Charts and diagrams as code:
______
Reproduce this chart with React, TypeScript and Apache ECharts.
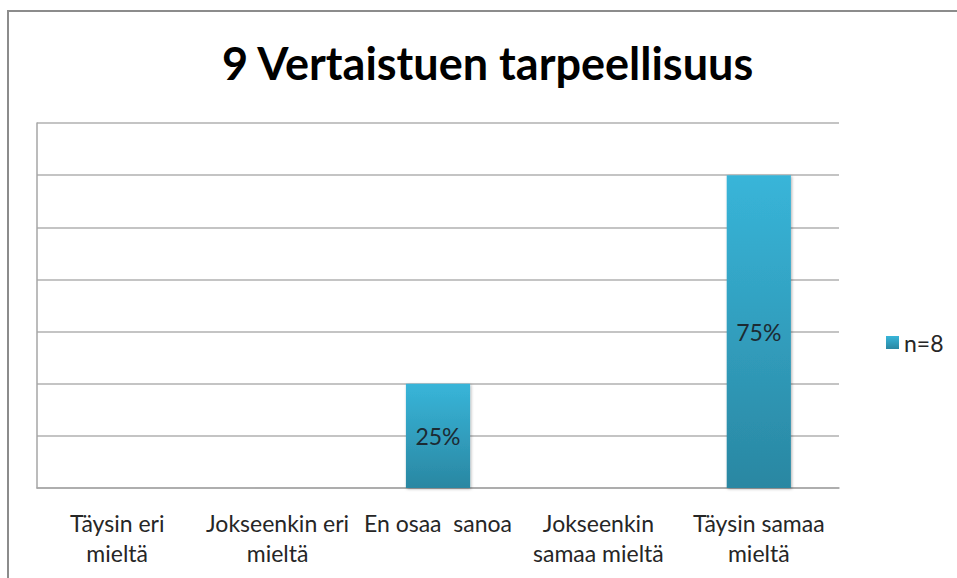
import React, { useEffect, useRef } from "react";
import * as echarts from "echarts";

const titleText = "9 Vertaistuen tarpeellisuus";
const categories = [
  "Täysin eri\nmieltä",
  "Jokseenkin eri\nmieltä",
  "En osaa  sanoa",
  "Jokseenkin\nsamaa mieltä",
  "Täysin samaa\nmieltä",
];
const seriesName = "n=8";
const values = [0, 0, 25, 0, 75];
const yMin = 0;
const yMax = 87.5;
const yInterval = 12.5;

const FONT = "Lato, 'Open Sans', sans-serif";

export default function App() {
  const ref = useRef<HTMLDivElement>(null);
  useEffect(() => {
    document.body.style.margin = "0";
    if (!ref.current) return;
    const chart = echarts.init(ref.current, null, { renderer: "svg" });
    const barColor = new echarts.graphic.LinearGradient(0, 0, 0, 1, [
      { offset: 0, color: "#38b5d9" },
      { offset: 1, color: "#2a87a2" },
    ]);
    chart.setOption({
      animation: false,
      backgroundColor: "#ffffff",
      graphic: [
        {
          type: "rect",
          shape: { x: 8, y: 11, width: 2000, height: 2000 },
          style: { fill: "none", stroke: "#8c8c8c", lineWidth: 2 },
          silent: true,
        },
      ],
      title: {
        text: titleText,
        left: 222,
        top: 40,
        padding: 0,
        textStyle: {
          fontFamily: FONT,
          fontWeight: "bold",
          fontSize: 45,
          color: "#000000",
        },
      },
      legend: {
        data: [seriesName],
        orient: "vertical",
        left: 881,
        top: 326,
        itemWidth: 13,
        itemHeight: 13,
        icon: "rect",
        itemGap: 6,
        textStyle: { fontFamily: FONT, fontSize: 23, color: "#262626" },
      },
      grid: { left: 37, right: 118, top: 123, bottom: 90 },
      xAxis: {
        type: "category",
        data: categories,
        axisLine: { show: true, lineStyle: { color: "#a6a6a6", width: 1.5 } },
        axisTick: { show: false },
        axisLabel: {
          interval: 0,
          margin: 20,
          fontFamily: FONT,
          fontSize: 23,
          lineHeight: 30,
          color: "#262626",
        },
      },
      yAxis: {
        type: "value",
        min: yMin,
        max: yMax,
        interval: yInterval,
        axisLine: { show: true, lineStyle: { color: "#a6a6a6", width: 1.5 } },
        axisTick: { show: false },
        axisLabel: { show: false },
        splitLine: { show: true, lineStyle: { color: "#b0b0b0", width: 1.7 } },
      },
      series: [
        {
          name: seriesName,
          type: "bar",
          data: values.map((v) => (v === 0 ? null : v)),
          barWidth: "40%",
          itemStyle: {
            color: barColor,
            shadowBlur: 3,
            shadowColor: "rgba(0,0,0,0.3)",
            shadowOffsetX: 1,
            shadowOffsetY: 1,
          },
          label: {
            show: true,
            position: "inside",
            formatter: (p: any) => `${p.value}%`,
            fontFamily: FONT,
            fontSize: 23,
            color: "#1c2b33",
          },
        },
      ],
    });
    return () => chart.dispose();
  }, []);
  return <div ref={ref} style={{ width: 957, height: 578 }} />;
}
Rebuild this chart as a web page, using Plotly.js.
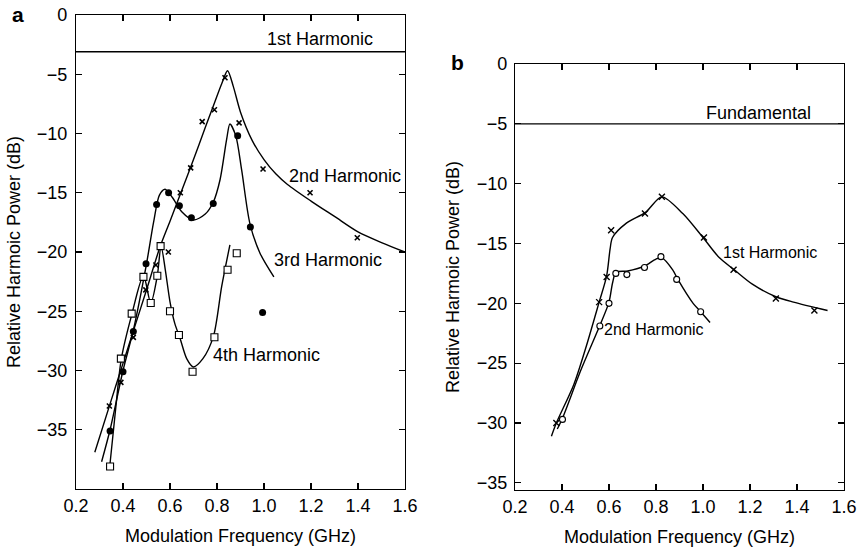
______
TASK: Transcribe the complete set of entries verbatim. No pictures belong in the copy.

SOLVED PROBLEM:
Reproduce this chart with React, TypeScript and Apache ECharts.
import React, { useEffect, useRef } from "react";
import * as echarts from "echarts";

const titleText = "9 Vertaistuen tarpeellisuus";
const categories = [
  "Täysin eri\nmieltä",
  "Jokseenkin eri\nmieltä",
  "En osaa  sanoa",
  "Jokseenkin\nsamaa mieltä",
  "Täysin samaa\nmieltä",
];
const seriesName = "n=8";
const values = [0, 0, 25, 0, 75];
const yMin = 0;
const yMax = 87.5;
const yInterval = 12.5;

const FONT = "Lato, 'Open Sans', sans-serif";

export default function App() {
  const ref = useRef<HTMLDivElement>(null);
  useEffect(() => {
    document.body.style.margin = "0";
    if (!ref.current) return;
    const chart = echarts.init(ref.current, null, { renderer: "svg" });
    const barColor = new echarts.graphic.LinearGradient(0, 0, 0, 1, [
      { offset: 0, color: "#38b5d9" },
      { offset: 1, color: "#2a87a2" },
    ]);
    chart.setOption({
      animation: false,
      backgroundColor: "#ffffff",
      graphic: [
        {
          type: "rect",
          shape: { x: 8, y: 11, width: 2000, height: 2000 },
          style: { fill: "none", stroke: "#8c8c8c", lineWidth: 2 },
          silent: true,
        },
      ],
      title: {
        text: titleText,
        left: 222,
        top: 40,
        padding: 0,
        textStyle: {
          fontFamily: FONT,
          fontWeight: "bold",
          fontSize: 45,
          color: "#000000",
        },
      },
      legend: {
        data: [seriesName],
        orient: "vertical",
        left: 881,
        top: 326,
        itemWidth: 13,
        itemHeight: 13,
        icon: "rect",
        itemGap: 6,
        textStyle: { fontFamily: FONT, fontSize: 23, color: "#262626" },
      },
      grid: { left: 37, right: 118, top: 123, bottom: 90 },
      xAxis: {
        type: "category",
        data: categories,
        axisLine: { show: true, lineStyle: { color: "#a6a6a6", width: 1.5 } },
        axisTick: { show: false },
        axisLabel: {
          interval: 0,
          margin: 20,
          fontFamily: FONT,
          fontSize: 23,
          lineHeight: 30,
          color: "#262626",
        },
      },
      yAxis: {
        type: "value",
        min: yMin,
        max: yMax,
        interval: yInterval,
        axisLine: { show: true, lineStyle: { color: "#a6a6a6", width: 1.5 } },
        axisTick: { show: false },
        axisLabel: { show: false },
        splitLine: { show: true, lineStyle: { color: "#b0b0b0", width: 1.7 } },
      },
      series: [
        {
          name: seriesName,
          type: "bar",
          data: values.map((v) => (v === 0 ? null : v)),
          barWidth: "40%",
          itemStyle: {
            color: barColor,
            shadowBlur: 3,
            shadowColor: "rgba(0,0,0,0.3)",
            shadowOffsetX: 1,
            shadowOffsetY: 1,
          },
          label: {
            show: true,
            position: "inside",
            formatter: (p: any) => `${p.value}%`,
            fontFamily: FONT,
            fontSize: 23,
            color: "#1c2b33",
          },
        },
      ],
    });
    return () => chart.dispose();
  }, []);
  return <div ref={ref} style={{ width: 957, height: 578 }} />;
}
Rebuild this chart as a web page, using Plotly.js.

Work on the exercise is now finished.